• _Given task_: Search the data for the word "with" and copy every line where it occurs.

• _Records for this task_:
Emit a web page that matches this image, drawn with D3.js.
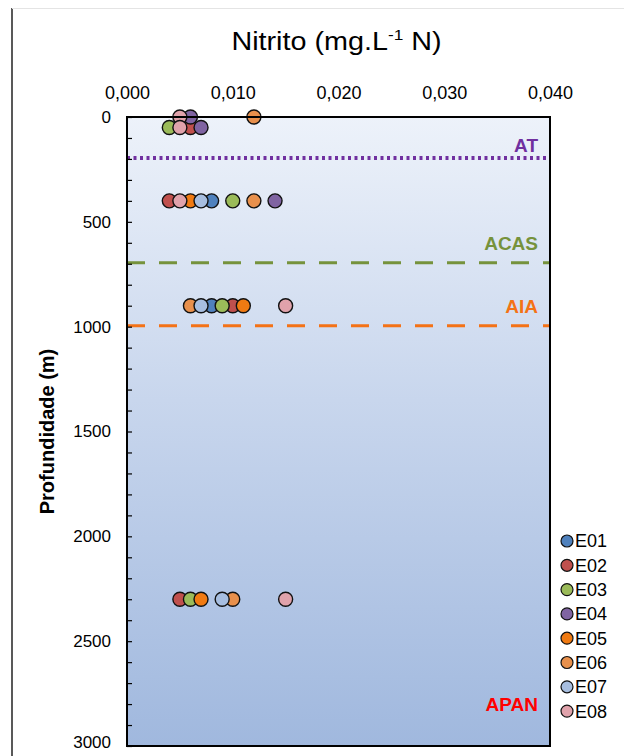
<!DOCTYPE html>
<html>
<head>
<meta charset="utf-8">
<script src="https://cdn.jsdelivr.net/npm/d3@7"></script>
<style>
  body { margin: 0; background: #fff; }
  svg text { font-family: Arial, 'Liberation Sans', sans-serif; }
</style>
</head>
<body>
<div id="chart"></div>
<script>
// dados
const estacoes = ["E01", "E02", "E03", "E04", "E05", "E06", "E07", "E08"];
const profundidades = [0, 50, 400, 900, 2300];
// nitrito por estacao, na ordem das profundidades (null = sem ponto)
const E01 = [null, null, 0.008, 0.008, null];
const E02 = [null, 0.006, 0.004, 0.010, 0.005];
const E03 = [null, 0.004, 0.010, 0.009, 0.006];
const E04 = [0.006, 0.007, 0.014, null, null];
const E05 = [null, null, 0.006, 0.011, 0.007];
const E06 = [0.012, null, 0.012, 0.006, 0.010];
const E07 = [null, null, 0.007, 0.007, 0.009];
const E08 = [0.005, 0.005, 0.005, 0.015, 0.015];
const valores = [E01, E02, E03, E04, E05, E06, E07, E08];

const xTicks = [0, 0.01, 0.02, 0.03, 0.04];
const yTicks = [0, 500, 1000, 1500, 2000, 2500, 3000];

// massas de agua
const massas = ["AT", "ACAS", "AIA"];
const massasProf = [200, 700, 1000];

const cores = ["#4F81BD", "#C0504D", "#9BBB59", "#8064A2", "#F07A12", "#E8904C", "#A7BEE0", "#E0A2AB"];

const svgWidth = 624, svgHeight = 756;
const margin = { top: 117, right: 74, bottom: 10, left: 127 };
const width = svgWidth - margin.left - margin.right;
const height = svgHeight - margin.top - margin.bottom;

const root = d3.select("#chart").append("svg")
    .attr("width", svgWidth)
    .attr("height", svgHeight);

// moldura externa
root.append("line").attr("x1", 12).attr("x2", 12).attr("y1", 8).attr("y2", svgHeight)
    .attr("stroke", "#222").attr("stroke-width", 1.5);
root.append("line").attr("x1", 12).attr("x2", svgWidth).attr("y1", 8.5).attr("y2", 8.5)
    .attr("stroke", "#e4e4e4").attr("stroke-width", 1);

const defs = root.append("defs");
const grad = defs.append("linearGradient").attr("id", "fundo")
    .attr("x1", 0).attr("y1", 0).attr("x2", 0).attr("y2", 1);
grad.append("stop").attr("offset", "0%").attr("stop-color", "#edf2fa");
grad.append("stop").attr("offset", "45%").attr("stop-color", "#c8d6ed");
grad.append("stop").attr("offset", "100%").attr("stop-color", "#a0b8de");

const svg = root.append("g").attr("transform", `translate(${margin.left},${margin.top})`);

const x = d3.scaleLinear().domain([0, 0.04]).range([0, width]);
const y = d3.scaleLinear().domain([0, 3000]).range([0, height]);
const color = d3.scaleOrdinal().domain(estacoes).range(cores);

svg.append("rect").attr("width", width).attr("height", height).attr("fill", "url(#fundo)");

// linhas das massas de agua
const estilos = [
  { cor: "#7030A0", dash: "3,3.5", w: 4 },
  { cor: "#76923C", dash: "18,14", w: 3 },
  { cor: "#F47216", dash: "18,14", w: 3 }
];
massas.forEach((m, i) => {
  svg.append("line")
    .attr("x1", 0).attr("x2", width)
    .attr("y1", y(massasProf[i]) - 1).attr("y2", y(massasProf[i]) - 1)
    .attr("stroke", estilos[i].cor)
    .attr("stroke-width", estilos[i].w)
    .attr("stroke-dasharray", estilos[i].dash);
});

const rotulos = [
  { t: "AT", prof: 200, cor: "#7030A0", dy: -7 },
  { t: "ACAS", prof: 700, cor: "#76923C", dy: -14 },
  { t: "AIA", prof: 1000, cor: "#F47216", dy: -14 },
  { t: "APAN", prof: 2850, cor: "#FF0000", dy: -4 }
];
svg.selectAll(".rotulo").data(rotulos).enter().append("text")
    .attr("class", "rotulo")
    .attr("x", width - 12)
    .attr("y", d => y(d.prof) + d.dy)
    .attr("text-anchor", "end")
    .attr("font-weight", "bold")
    .attr("font-size", 19)
    .attr("fill", d => d.cor)
    .text(d => d.t);

// pontos
const pontos = [];
estacoes.forEach((e, i) => {
  valores[i].forEach((v, j) => {
    if (v !== null) pontos.push({ est: e, v: v, prof: profundidades[j] });
  });
});

svg.selectAll(".ponto").data(pontos).enter().append("circle")
    .attr("class", "ponto")
    .attr("cx", d => x(d.v))
    .attr("cy", d => y(d.prof))
    .attr("r", 7)
    .attr("fill", d => color(d.est))
    .attr("stroke", "#111")
    .attr("stroke-width", 1.4);

// eixos
const yAxis = svg.append("g")
    .call(d3.axisLeft(y)
      .tickValues(d3.range(0, 3001, 100))
      .tickSizeInner(-5).tickSizeOuter(0)
      .tickPadding(16)
      .tickFormat(d => yTicks.includes(d) ? d : ""));
yAxis.select(".domain").remove();
yAxis.selectAll(".tick line").attr("stroke", "#000").attr("stroke-width", 1.2);
yAxis.selectAll("text").attr("font-size", 17).attr("fill", "#000");
// ultimo rotulo um pouco acima para nao cortar na borda
yAxis.selectAll("text").filter(d => d === 3000).attr("dy", "0.1em");

const xAxis = svg.append("g")
    .call(d3.axisTop(x).tickValues(xTicks).tickSize(0).tickPadding(18)
      .tickFormat(d => d3.format(".3f")(d).replace(".", ",")));
xAxis.select(".domain").remove();
xAxis.selectAll("text").attr("font-size", 18).attr("fill", "#000");

// borda da area
svg.append("rect").attr("width", width).attr("height", height)
    .attr("fill", "none").attr("stroke", "#000").attr("stroke-width", 2);

// titulo
const cx = margin.left + width / 2 - 2;
const titulo = root.append("text")
    .attr("transform", `translate(${cx},50) scale(1.15,1)`)
    .attr("text-anchor", "middle")
    .attr("font-size", 25);
titulo.append("tspan").text("Nitrito (mg.L");
titulo.append("tspan").attr("font-size", 15).attr("dy", -10).text("-1");
titulo.append("tspan").attr("dy", 10).text(" N)");

root.append("text")
    .attr("transform", `translate(54,${margin.top + y(1500)}) rotate(-90)`)
    .attr("text-anchor", "middle")
    .attr("font-weight", "bold")
    .attr("font-size", 20)
    .text("Profundidade (m)");

// legenda
const legend = root.append("g").selectAll("g")
    .data(estacoes).enter().append("g")
    .attr("transform", (d, i) => `translate(567,${541 + i * 24.3})`);
legend.append("circle").attr("r", 6).attr("fill", d => color(d))
    .attr("stroke", "#111").attr("stroke-width", 1.2);
legend.append("text").attr("x", 8).attr("dy", "0.36em")
    .attr("font-size", 18).text(d => d);
</script>
</body>
</html>
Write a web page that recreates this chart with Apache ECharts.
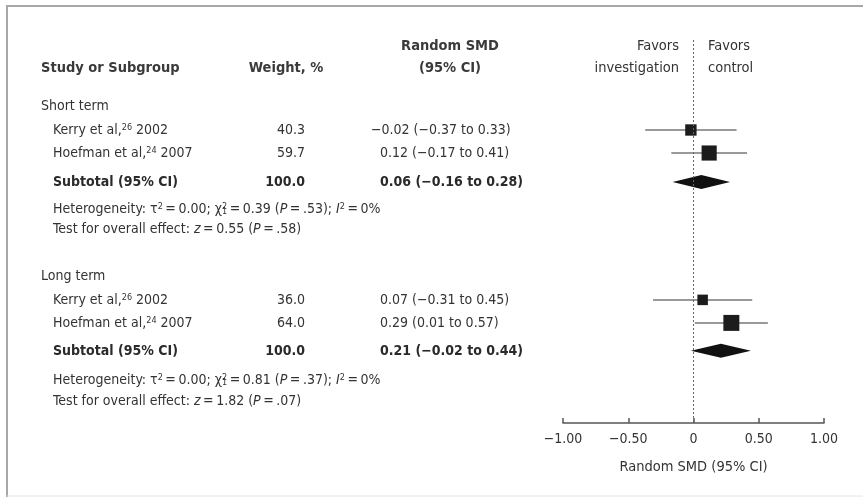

• _Solved problem_:
Emit a web page that matches this image, drawn with D3.js.
Write a web page that recreates this chart with Apache ECharts.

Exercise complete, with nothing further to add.